Dans une autre perspective, lorsque la fonctionnalité d’un art martial n’existe plus en raison de la disparition d’un paramètre, la partie restante revêt une certaine forme fixe pouvant alors être classée en tant que style X. Ce style X n’est alors plus utilisable de manière universelle, puisqu’il ne peut plus contrôler le paramètre ayant disparu. De manière semblable au fonctionnement d’une machine qui dispose d’une conception logique pour une utilisation X : si l’on enlève une pièce A à cette machine, alors la propriété de la machine quant à l’utilisation est modifiée et sera peut-être uniquement utilisable pour une utilisation Y. Si l’utilisation X couvre en totalité l’utilisation Y, la réciproque n’est pas forcément vraie. Il faut alors soit décider d’utiliser à nouveau la pièce A soit de ne plus pouvoir profiter de l’utilisation X en toute connaissance de cause.
La conséquence de la violence dans dans les confrontations physiques
En raison de l’accroissement de la violence dans les confrontations physiques au cours des dernières décennies, les exigences adressées aux différentes disciplines d’autodéfense se sont à nouveau rapprochées de l’utilité originelle : la mise à disposition d’un outil de développement mental et physique programmant ses propres agissements en respectant le leitmotiv « 100 % sécurité et 0 % de risque ».
Comme la violence physique a été très codifiée durant une longue période (dotée de règles morales d’un point de vue social), de nouveaux styles ont pu apparaître adaptant leur thème central grâce à de nouvelles interprétations humaines. Dès lors, le pratiquant n’étant pas obligé de tout contrôler, des actions n’ayant plus à satisfaire aucun leitmotiv universel ont pu voir le jour. La créativité n’a pas connu de limites, comme dans un bar où de nouveaux cocktails sont régulièrement conçus afin d’offrir aux clients un goût que l’on ne retrouve que dans ce bar et qui se différencie ainsi des autres concurrents.

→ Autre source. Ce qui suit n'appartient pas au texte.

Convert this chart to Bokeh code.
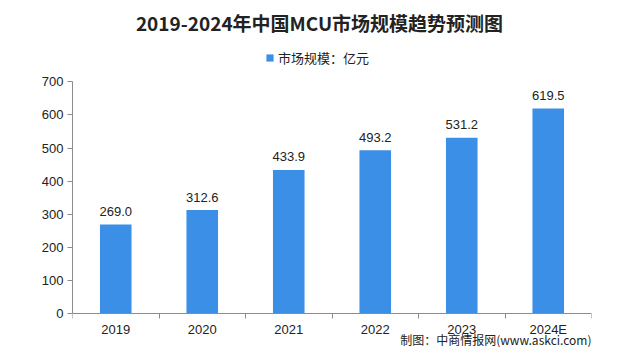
from bokeh.plotting import figure
from bokeh.models import (ColumnDataSource, FixedTicker, Label, Legend, LegendItem, Range1d)
from bokeh.embed import file_html
from bokeh.resources import INLINE
from bokeh.core.properties import value

categories = ["2019", "2020", "2021", "2022", "2023", "2024E"]
values = [269.0, 312.6, 433.9, 493.2, 531.2, 619.5]
y_ticks = [0, 100, 200, 300, 400, 500, 600, 700]
title_text = "2019-2024年中国MCU市场规模趋势预测图"
legend_text = "市场规模：亿元"
source_text = "制图：中商情报网(www.askci.com)"

BAR = "#3b8fe6"
W, H = 624, 347
LEFT, RIGHT = 72, 33
AXIS_Y = 313           # canvas pixel row of the value 0
AXIS_PX = 231.6        # pixel length of the 0..700 value axis
UPP = 700 / AXIS_PX    # value units per pixel
Y_START = -(H - AXIS_Y) * UPP
Y_END = AXIS_Y * UPP
FRAME_W = W - LEFT - RIGHT

xs = [i + 0.5 for i in range(len(categories))]
src = ColumnDataSource(dict(x=xs, top=values, cat=categories,
                            lab=["%.1f" % v for v in values]))

p = figure(width=W, height=H, output_backend="svg", toolbar_location=None,
           x_range=Range1d(0, len(categories)), y_range=Range1d(Y_START, Y_END),
           min_border_left=LEFT, min_border_right=RIGHT, min_border_top=0,
           min_border_bottom=0)
p.outline_line_color = None
p.xgrid.visible = False
p.ygrid.visible = False

r = p.vbar(x="x", top="top", bottom=0, width=0.365, source=src,
           fill_color=BAR, line_color=None)
p.text(x="x", y="top", text="lab", source=src, text_align="center",
       text_baseline="alphabetic", y_offset=-13, text_font_size="13px",
       text_color="#222222", text_font=value("Liberation Sans"))

# y axis
p.yaxis.ticker = FixedTicker(ticks=y_ticks)
p.yaxis.bounds = (0, 700)
p.yaxis.axis_line_color = "#8c8c8c"
p.yaxis.major_tick_line_color = "#8c8c8c"
p.yaxis.major_tick_in = 0
p.yaxis.major_tick_out = 5
p.yaxis.minor_tick_line_color = None
p.yaxis.major_label_standoff = 4
p.yaxis.major_label_text_font = "Liberation Sans"
p.yaxis.major_label_text_font_size = "13px"
p.yaxis.major_label_text_color = "#222222"

# x axis at value 0: labels at centers, tick marks at boundaries
p.xaxis.fixed_location = 0
p.xaxis.ticker = FixedTicker(ticks=xs, minor_ticks=list(range(len(categories) + 1)))
p.xaxis.major_label_overrides = {x: c for x, c in zip(xs, categories)}
p.xaxis.axis_line_color = "#8c8c8c"
p.xaxis.major_tick_line_color = None
p.xaxis.minor_tick_line_color = "#8c8c8c"
p.xaxis.minor_tick_in = 0
p.xaxis.minor_tick_out = 5
p.xaxis.major_label_standoff = 2
p.xaxis.major_label_text_font = "Liberation Sans"
p.xaxis.major_label_text_font_size = "13px"
p.xaxis.major_label_text_color = "#222222"

p.add_layout(Label(x=247, y=H - 22, x_units="screen", y_units="screen",
                   text=title_text, text_align="center", text_baseline="middle",
                   text_font="Noto Sans CJK SC", text_font_style="bold",
                   text_font_size="19px", text_color="#222222"))

legend = Legend(items=[LegendItem(label=legend_text, renderers=[r])],
                location=(193, H - 67), orientation="horizontal",
                label_text_font="Noto Sans CJK SC", label_text_font_size="13px",
                label_text_color="#222222", glyph_width=9, glyph_height=9,
                label_standoff=4, padding=0, margin=0, border_line_color=None,
                background_fill_alpha=0)
p.add_layout(legend, "center")

p.add_layout(Label(x=FRAME_W, y=0, x_units="screen", y_units="screen",
                   text=source_text, text_align="right", text_baseline="bottom",
                   text_font="Noto Sans CJK SC", text_font_size="12px",
                   text_color="#222222"))

open("out.html", "w").write(file_html(p, INLINE))
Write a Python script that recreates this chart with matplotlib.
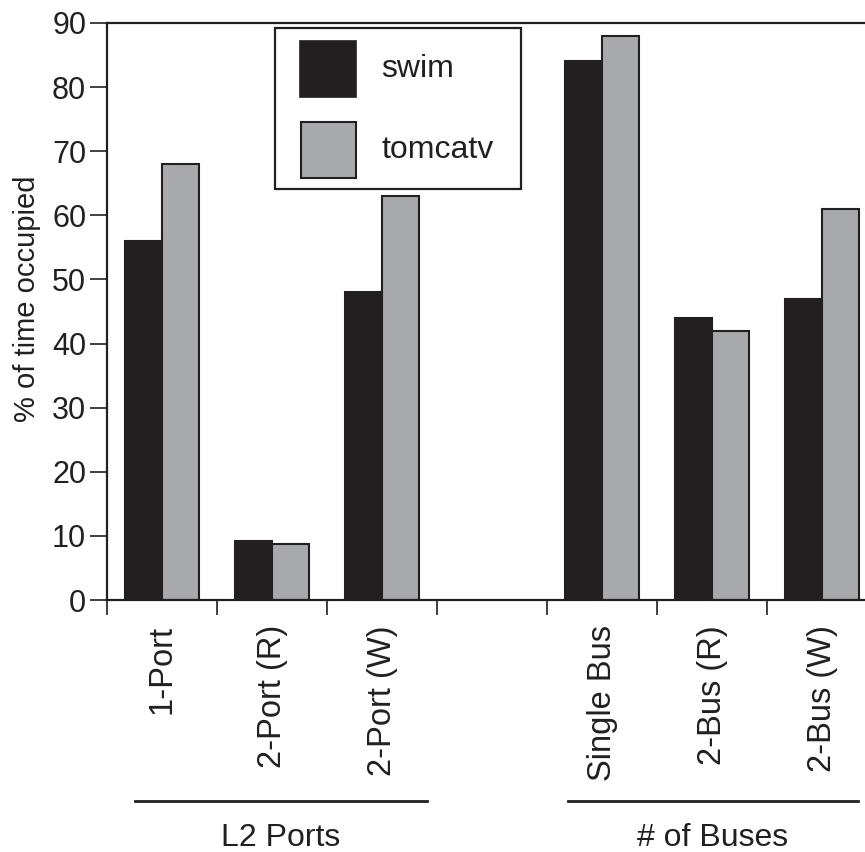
import numpy as np
import matplotlib
matplotlib.use("Agg")
import matplotlib.pyplot as plt
from matplotlib.patches import Rectangle
from matplotlib.lines import Line2D

categories = ["1-Port", "2-Port (R)", "2-Port (W)", "", "Single Bus", "2-Bus (R)", "2-Bus (W)"]
swim = [56, 9.2, 48, np.nan, 84, 44, 47]
tomcatv = [68, 8.7, 63, np.nan, 88, 42, 61]
series_names = ["swim", "tomcatv"]
group_labels = ["L2 Ports", "# of Buses"]
y_ticks = [0, 10, 20, 30, 40, 50, 60, 70, 80, 90]

DARK = "#231f20"
GRAY = "#a7a9ac"

plt.rcParams['font.family'] = ['Liberation Sans', 'DejaVu Sans']
W, H = 865, 852
fig = plt.figure(figsize=(W / 100, H / 100), dpi=100)

def fx(px):
    return px / W

def fy(py):
    return 1 - py / H

ax = fig.add_axes([fx(107), fy(600), fx(877) - fx(107), fy(23) - fy(600)])

x = np.arange(len(categories))
bw = 0.34
ax.bar(x - bw / 2, swim, width=bw, color=DARK, edgecolor=DARK, linewidth=1.5)
ax.bar(x + bw / 2, tomcatv, width=bw, color=GRAY, edgecolor=DARK, linewidth=1.5)

ax.set_xlim(-0.5, len(categories) - 0.5)
ax.set_ylim(0, 90)
ax.set_yticks(y_ticks)
ax.tick_params(axis='y', direction='out', length=12, width=1.2, color=DARK,
               labelsize=22, pad=3, labelcolor=DARK)

ax.set_xticks(np.arange(len(categories) + 1) - 0.5)
ax.set_xticklabels([])
ax.tick_params(axis='x', which='major', direction='out', length=11, width=1.2, color=DARK)
ax.set_xticks(x, minor=True)
ax.set_xticklabels(categories, minor=True, rotation=90, fontsize=23.5, color=DARK)
ax.tick_params(axis='x', which='minor', length=0, pad=18)

ax.spines['right'].set_visible(False)
for s in ['left', 'bottom', 'top']:
    ax.spines[s].set_color(DARK)
    ax.spines[s].set_linewidth(1.6)

ax.set_ylabel("% of time occupied", fontsize=21, color=DARK)
ax.yaxis.set_label_coords(-0.086, 0.522)

# legend box (manual)
fig.add_artist(Rectangle((fx(275), fy(189)), fx(521) - fx(275), fy(28) - fy(189),
                         transform=fig.transFigure, facecolor='white', edgecolor=DARK, linewidth=1.6))
fig.add_artist(Rectangle((fx(300), fy(97)), fx(356) - fx(300), fy(41) - fy(97),
                         transform=fig.transFigure, facecolor=DARK, edgecolor=DARK, linewidth=1.2))
fig.add_artist(Rectangle((fx(301), fy(178)), fx(356) - fx(301), fy(122) - fy(178),
                         transform=fig.transFigure, facecolor=GRAY, edgecolor=DARK, linewidth=1.5))
fig.text(fx(381), fy(69), series_names[0], fontsize=23, color=DARK, va='center', ha='left')
fig.text(fx(381), fy(150), series_names[1], fontsize=23, color=DARK, va='center', ha='left')

# group lines and labels
fig.add_artist(Line2D([fx(135), fx(427)], [fy(801), fy(801)], transform=fig.transFigure,
                      color=DARK, linewidth=2))
fig.add_artist(Line2D([fx(568), fx(858)], [fy(801), fy(801)], transform=fig.transFigure,
                      color=DARK, linewidth=2))
fig.text(fx(281), fy(838), group_labels[0], fontsize=23, color=DARK, ha='center', va='center')
fig.text(fx(713), fy(838), group_labels[1], fontsize=23, color=DARK, ha='center', va='center')

fig.savefig("out.png", dpi=100)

Le fait de préférer suivre une forme plutôt qu’une fonctionnalité ou bien le contraire reste une décision personnelle qu’il ne faut pas critiquer !
Par contre, si, lorsque l’on suit cette forme on ne dispose plus d’aucune fonctionnalité, la critique est justifiée ! Si l’on fait un tel choix, il s’agit non seulement d’un leurre mais également d’un danger lié à des effets secondaires psychologiques car on adopte une posture mentale qui ne se base pas sur des fondements corporels et mentaux indispensables.